The chapter discusses the differencial impact of the contraceptive pill on value changes related to family planning in Spain and Poland during the 1960s and the 1970s. In Spain, the introduction of the pill in the early 1960s boosted medical and social acceptance for contraception in – and despite of – the context of a legal ban on contraceptive propaganda that lasted between 1941 and 1978. In Poland the pill, introduced around the same time, failed to promote a similar value change. The author ponders on the possible roots of these differences, and bases her argument on rich historical research.
On 23 May 2018 dr Agata Ignaciuk gave an open lecture at the Institute of Ethnology and Cultural Anthropology, Univeristy of Warsaw. The lecture was entitled:
„Birth control cultures in Poland 1945 – 1989. Femininity and masculinity in popular discourses about contraception and abortion (’50s – ’80s)”.
About the lecture:
„The shape of the law regulating access to abortion and contraception are topics of undying politial and social controversy. I would like to show how these controversies are rooted in history and that systematic resarch of the past allows us to better understand their genesis. During the lecture I m going to present the aims of my research project „Birth Control Cultures in Poland 1945 – 1989″ and discuss its first results: the popularization of family planning during state socialism in Poland.

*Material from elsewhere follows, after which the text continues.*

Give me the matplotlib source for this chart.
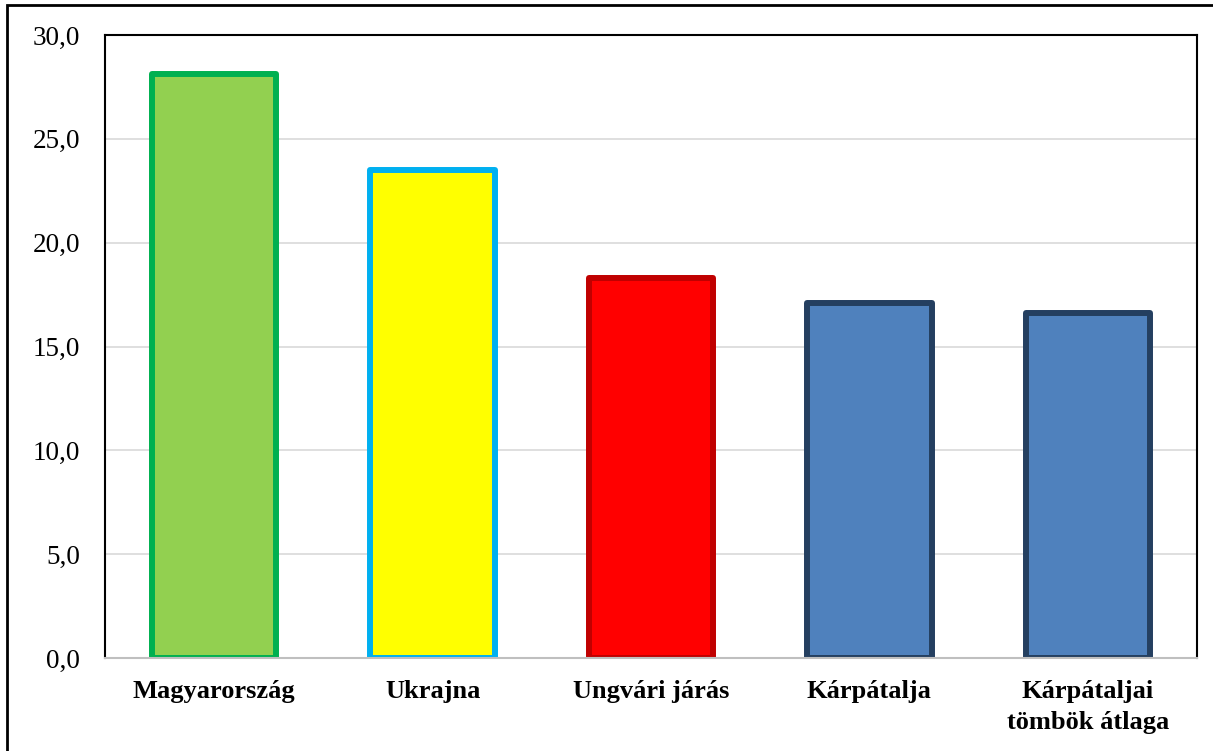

By popularizing contraception and stigmatizing abortion, popular medical publications promoted certain models of femininity and masculinity. For women, family planning was supposed to serve their health and beauty and positively influence the wellbeing of the family. Men were portraited as unreliable egoists or brutal alcoholics, with contraception represented as a weapon against sexual violence”.
On 27 April 2018 dr Agata Ignaciuk gave a lecture at the History Institute Gender Seminar, University of Warsaw. The lecture was entitled „Birth control cultures in Poland 1945 – 1989: gender and the popularization of contraception”.
Agata Ignaciuk and Agnieszka Kościańska participated in the European Social Science History Conference in Belfast (4 – 7 April 2018).
Agata Ignaciuk, together with her colleague Laura Kelly (Strathclyde University, Glasgow) organized a successful double session on birth control activism and practices in Catholic countries from transnational perspective (with Agnieszka Kościańska as discussant). Agata Ignaciuk also acted as discussant in two other sessions: one on sex education and reproductive politics in 20th century (Eastern) Europe and the other on monitoring teenage sexuality in Europe in the second half of the twentieth century.
[Image: „Contraception and Genre. Laboratoire Junior”]
On 18-19 December 2017, Dr Agata Ignaciuk took part in a conference „Gender and contraception: What kind of (r)evoutions?” (Paris). She presented a paper entitled: “A guide for a young bride? Gender and the popularisation of contraception in state-socialist Poland (1958-1989)”.
The conference was organized by a research group “Contraception and Genre. Laboratoire Junior”, which gathers researchers working on contraception and gender.